§ **GIVEN INSTRUCTION**: Starting at the first line of the listing below, retype each line up to and including the one that contains "import plotly.graph_objects as go". Leave pictures out.

.....

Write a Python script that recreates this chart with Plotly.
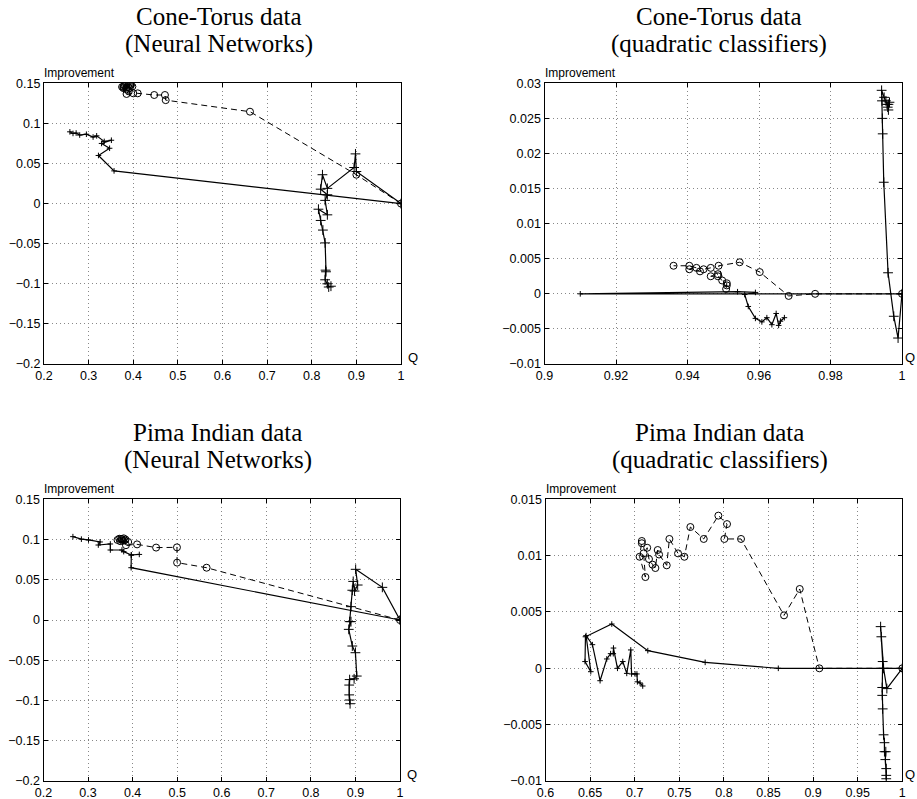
import plotly.graph_objects as go

# ---------------- data ----------------
# Panel 1: Cone-Torus data, Neural Networks
ct_nn_circ_q = [1.0, 0.9, 0.6616, 0.4727, 0.471, 0.447, 0.41, 0.40, 0.385, 0.39, 0.385, 0.378,
                0.375, 0.38, 0.385, 0.39, 0.395, 0.398, 0.392, 0.388, 0.382, 0.378, 0.385, 0.393]
ct_nn_circ_imp = [0.0, 0.036, 0.1146, 0.129, 0.1354, 0.1354, 0.1375, 0.1375, 0.1367, 0.140, 0.1425, 0.144,
                  0.1455, 0.147, 0.1485, 0.149, 0.148, 0.146, 0.144, 0.146, 0.1475, 0.146, 0.1445, 0.1475]
ct_nn_sol_q = [1.0, 0.357, 0.322, 0.347, 0.329, 0.351, 0.335, 0.318, 0.31, 0.295, 0.28, 0.272, 0.265, 0.258]
ct_nn_sol_imp = [0.0, 0.0408, 0.060, 0.069, 0.075, 0.079, 0.0775, 0.0845, 0.083, 0.0865, 0.0855, 0.088, 0.0875, 0.0895]
ct_nn_plus_q = [1.0, 0.90, 0.898, 0.895, 0.835, 0.824, 0.82, 0.835, 0.83, 0.835, 0.815, 0.82, 0.825,
                0.83, 0.832, 0.831, 0.83, 0.835, 0.838, 0.843]
ct_nn_plus_imp = [0.0, 0.040, 0.062, 0.045, 0.019, 0.036, 0.018, 0.011, 0.004, -0.014, -0.007, -0.021, -0.033,
                  -0.049, -0.085, -0.083, -0.095, -0.100, -0.104, -0.103]

# Panel 2: Cone-Torus data, quadratic classifiers
ct_qc_circ_q = [1.0, 0.9757, 0.9683, 0.9602, 0.9546, 0.9487, 0.9508, 0.951, 0.951, 0.9497, 0.9485, 0.9465,
                0.9485, 0.9465, 0.9445, 0.9435, 0.9405, 0.9425, 0.9405, 0.9361]
ct_qc_circ_imp = [0.0, 0.0, -0.0003, 0.0031, 0.0045, 0.0040, 0.0007, 0.0012, 0.0015, 0.0019, 0.0025, 0.0025,
                  0.0028, 0.0037, 0.0035, 0.0032, 0.0035, 0.0037, 0.0040, 0.0040]
ct_qc_sol_q = [1.0, 0.91, 0.954, 0.959, 0.956, 0.957, 0.959, 0.9608, 0.9622, 0.9636, 0.9648, 0.9655, 0.966, 0.9671]
ct_qc_sol_imp = [0.0, 0.0, 0.0003, 0.0002, -0.0001, -0.0018, -0.0035, -0.0040, -0.0034, -0.0044, -0.0028,
                 -0.0045, -0.0039, -0.0034]
ct_qc_plus_q = [1.0, 0.9989, 0.9977, 0.9961, 0.9949, 0.9946, 0.9945, 0.9944, 0.9943, 0.9950, 0.9955, 0.9958,
                0.9960, 0.9962, 0.9965, 0.9962]
ct_qc_plus_imp = [0.0, -0.0063, -0.0032, 0.0030, 0.0159, 0.0228, 0.0250, 0.0275, 0.0290, 0.0280, 0.0275,
                  0.0270, 0.0266, 0.0270, 0.0273, 0.0262]

# Panel 3: Pima Indian data, Neural Networks
pi_nn_circ_q = [1.0, 0.566, 0.4998, 0.4995, 0.4527, 0.41, 0.385, 0.39, 0.382, 0.376, 0.370, 0.366,
                0.372, 0.378, 0.384, 0.380, 0.374]
pi_nn_circ_imp = [0.0, 0.065, 0.0713, 0.0903, 0.090, 0.094, 0.093, 0.097, 0.099, 0.1005, 0.101, 0.0995,
                  0.098, 0.0985, 0.100, 0.1015, 0.1008]
pi_nn_sol_q = [1.0, 0.3966, 0.397, 0.415, 0.397, 0.38, 0.376, 0.35, 0.35, 0.323, 0.327, 0.301, 0.285, 0.266]
pi_nn_sol_imp = [0.0, 0.065, 0.0808, 0.0815, 0.0808, 0.085, 0.087, 0.087, 0.0945, 0.0932, 0.097, 0.0995,
                 0.1005, 0.1036]
pi_nn_plus_q = [1.0, 0.9604, 0.9005, 0.905, 0.898, 0.895, 0.893, 0.89, 0.887, 0.89, 0.885, 0.893, 0.90,
                0.903, 0.897, 0.887, 0.886, 0.886, 0.887, 0.888]
pi_nn_plus_imp = [0.0, 0.0406, 0.063, 0.0435, 0.036, 0.048, 0.037, 0.0166, -0.002, -0.002, -0.0116, -0.0323,
                  -0.0406, -0.0696, -0.073, -0.074, -0.0808, -0.093, -0.0994, -0.104]

# Panel 4: Pima Indian data, quadratic classifiers
pi_qc_circ_q = [1.0, 0.907, 0.885, 0.8674, 0.8192, 0.8005, 0.8035, 0.7938, 0.7774, 0.7624, 0.7557, 0.7486,
                0.7389, 0.7359, 0.7273, 0.7258, 0.7232, 0.720, 0.716, 0.714, 0.710, 0.712, 0.7055, 0.708, 0.708]
pi_qc_circ_imp = [0.0, 0.0, 0.00704, 0.0047, 0.01148, 0.01148, 0.0128, 0.01355, 0.01148, 0.01254, 0.0099,
                  0.0102, 0.01148, 0.00914, 0.0101, 0.0105, 0.0089, 0.0092, 0.0097, 0.0107, 0.0102, 0.0081,
                  0.0099, 0.0111, 0.0113]
pi_qc_sol_q = [1.0, 0.861, 0.779, 0.7147, 0.6743, 0.6448, 0.6443, 0.6508, 0.6455, 0.6526, 0.6612, 0.6687,
               0.673, 0.676, 0.6762, 0.6807, 0.6866, 0.6911, 0.6956, 0.6965, 0.7004, 0.7025, 0.703, 0.706, 0.709]
pi_qc_sol_imp = [0.0, 0.0, 0.00053, 0.00157, 0.00393, 0.0028, 0.0006, -0.0003, 0.0029, 0.0021, -0.0011, 0.00083,
                 0.0013, 0.0013, 0.0018, 0.0, 0.0006, -0.00045, 0.00163, -0.0005, -0.0005, -0.0005, -0.0012,
                 -0.0013, -0.00157]
pi_qc_plus_q = [1.0, 0.9827, 0.979, 0.9757, 0.9765, 0.978, 0.9775, 0.9775, 0.978, 0.979, 0.980, 0.980,
                0.9815, 0.981, 0.982, 0.982, 0.982]
pi_qc_plus_imp = [0.0, -0.0018, 0.0, 0.0037, 0.0028, 0.0006, -0.0017, -0.0024, -0.0036, -0.0059, -0.0066,
                  -0.0074, -0.0074, -0.0081, -0.0089, -0.0095, -0.0098]

# Ticks
x_ticks_nn = [0.2, 0.3, 0.4, 0.5, 0.6, 0.7, 0.8, 0.9, 1.0]
x_labels_nn = ["0.2", "0.3", "0.4", "0.5", "0.6", "0.7", "0.8", "0.9", "1"]
y_ticks_nn = [-0.2, -0.15, -0.1, -0.05, 0, 0.05, 0.1, 0.15]
y_labels_nn = ["\u22120.2", "\u22120.15", "\u22120.1", "\u22120.05", "0", "0.05", "0.1", "0.15"]
x_ticks_ctqc = [0.9, 0.92, 0.94, 0.96, 0.98, 1.0]
x_labels_ctqc = ["0.9", "0.92", "0.94", "0.96", "0.98", "1"]
y_ticks_ctqc = [-0.01, -0.005, 0, 0.005, 0.01, 0.015, 0.02, 0.025, 0.03]
y_labels_ctqc = ["\u22120.01", "\u22120.005", "0", "0.005", "0.01", "0.015", "0.02", "0.025", "0.03"]
x_ticks_piqc = [0.6, 0.65, 0.7, 0.75, 0.8, 0.85, 0.9, 0.95, 1.0]
x_labels_piqc = ["0.6", "0.65", "0.7", "0.75", "0.8", "0.85", "0.9", "0.95", "1"]
y_ticks_piqc = [-0.01, -0.005, 0, 0.005, 0.01, 0.015]
y_labels_piqc = ["\u22120.01", "\u22120.005", "0", "0.005", "0.01", "0.015"]

titles = [("Cone-Torus data", "(Neural Networks)"),
          ("Cone-Torus data", "(quadratic classifiers)"),
          ("Pima Indian data", "(Neural Networks)"),
          ("Pima Indian data", "(quadratic classifiers)")]

# ---------------- figure ----------------
W, H = 917, 799
fig = go.Figure()

panels = [
    (ct_nn_circ_q, ct_nn_circ_imp, ct_nn_sol_q, ct_nn_sol_imp, ct_nn_plus_q, ct_nn_plus_imp),
    (ct_qc_circ_q, ct_qc_circ_imp, ct_qc_sol_q, ct_qc_sol_imp, ct_qc_plus_q, ct_qc_plus_imp),
    (pi_nn_circ_q, pi_nn_circ_imp, pi_nn_sol_q, pi_nn_sol_imp, pi_nn_plus_q, pi_nn_plus_imp),
    (pi_qc_circ_q, pi_qc_circ_imp, pi_qc_sol_q, pi_qc_sol_imp, pi_qc_plus_q, pi_qc_plus_imp),
]

for i, (cq, ci, sq, si, pq, pi) in enumerate(panels):
    xa = "x" if i == 0 else f"x{i+1}"
    ya = "y" if i == 0 else f"y{i+1}"
    fig.add_trace(go.Scatter(x=sq, y=si, xaxis=xa, yaxis=ya, mode="lines+markers",
                             line=dict(color="black", width=1.2),
                             marker=dict(symbol="cross-thin", size=4, line=dict(color="black", width=1))))
    fig.add_trace(go.Scatter(x=pq, y=pi, xaxis=xa, yaxis=ya, mode="lines+markers",
                             line=dict(color="black", width=1.2),
                             marker=dict(symbol="cross-thin", size=7, line=dict(color="black", width=1))))
    fig.add_trace(go.Scatter(x=cq, y=ci, xaxis=xa, yaxis=ya, mode="lines+markers",
                             line=dict(color="black", width=1, dash="6px,4px"),
                             marker=dict(symbol="circle-open", size=7, color="black",
                                         line=dict(color="black", width=1))))

# pixel boxes of the four axes: (left, right, top, bottom)
boxes = [(44, 401, 83.3, 364), (544.5, 902, 83.3, 364),
         (43.5, 400, 499.3, 781), (545.5, 902.3, 499.3, 781)]
xr = [[0.2, 1.0], [0.9, 1.0], [0.2, 1.0], [0.6, 1.0]]
yr = [[-0.2, 0.15], [-0.01, 0.03], [-0.2, 0.15], [-0.01, 0.015]]
xt = [(x_ticks_nn, x_labels_nn), (x_ticks_ctqc, x_labels_ctqc), (x_ticks_nn, x_labels_nn), (x_ticks_piqc, x_labels_piqc)]
yt = [(y_ticks_nn, y_labels_nn), (y_ticks_ctqc, y_labels_ctqc), (y_ticks_nn, y_labels_nn), (y_ticks_piqc, y_labels_piqc)]

tickfont = dict(family="Liberation Sans, Arial, sans-serif", size=12.5, color="black")
common = dict(showgrid=True, gridcolor="#888888", griddash="1px,3px", gridwidth=1,
              showline=True, linecolor="black", linewidth=1.2, mirror="ticks",
              ticks="inside", ticklen=4, tickcolor="black", tickwidth=1,
              zeroline=False, tickfont=tickfont, fixedrange=True, automargin=False)

layout = dict(width=W, height=H, margin=dict(l=0, r=0, t=0, b=0, autoexpand=False),
              paper_bgcolor="white", plot_bgcolor="white", showlegend=False)
annotations = []
for i, (l, r, t, b) in enumerate(boxes):
    xn = "xaxis" if i == 0 else f"xaxis{i+1}"
    yn = "yaxis" if i == 0 else f"yaxis{i+1}"
    xa = "x" if i == 0 else f"x{i+1}"
    ya = "y" if i == 0 else f"y{i+1}"
    layout[xn] = dict(domain=[l / W, r / W], range=xr[i], anchor=ya,
                      tickvals=xt[i][0], ticktext=xt[i][1], **common)
    layout[yn] = dict(domain=[1 - b / H, 1 - t / H], range=yr[i], anchor=xa,
                      tickvals=yt[i][0], ticktext=yt[i][1], **common)
    cx = (l + r) / 2 - 4
    annotations.append(dict(text=titles[i][0], x=cx / W, y=1 - (t - 67) / H, xref="paper", yref="paper",
                            xanchor="center", yanchor="middle", showarrow=False,
                            font=dict(family="Liberation Serif, serif", size=25, color="black")))
    annotations.append(dict(text=titles[i][1], x=cx / W, y=1 - (t - 39) / H, xref="paper", yref="paper",
                            xanchor="center", yanchor="middle", showarrow=False,
                            font=dict(family="Liberation Serif, serif", size=25, color="black")))
    annotations.append(dict(text="Improvement", x=(l - 2) / W, y=1 - (t - 10.5) / H, xref="paper", yref="paper",
                            xanchor="left", yanchor="middle", showarrow=False,
                            font=dict(family="Liberation Sans, Arial, sans-serif", size=12, color="black")))
    qx = min(r + 11.5, W - 7)
    annotations.append(dict(text="Q", x=qx / W, y=1 - (b - 6.5) / H, xref="paper", yref="paper",
                            xanchor="center", yanchor="middle", showarrow=False,
                            font=dict(family="Liberation Sans, Arial, sans-serif", size=13, color="black")))

layout["annotations"] = annotations
fig.update_layout(**layout)
fig.write_html("out.html", config={"displayModeBar": False},
               post_script="document.body.style.margin='0';document.body.style.padding='0';"
                           "document.body.style.overflow='hidden';")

.....

§ **RESULT OF THIS EXERCISE**:
Write a Python script that recreates this chart with Plotly.
import plotly.graph_objects as go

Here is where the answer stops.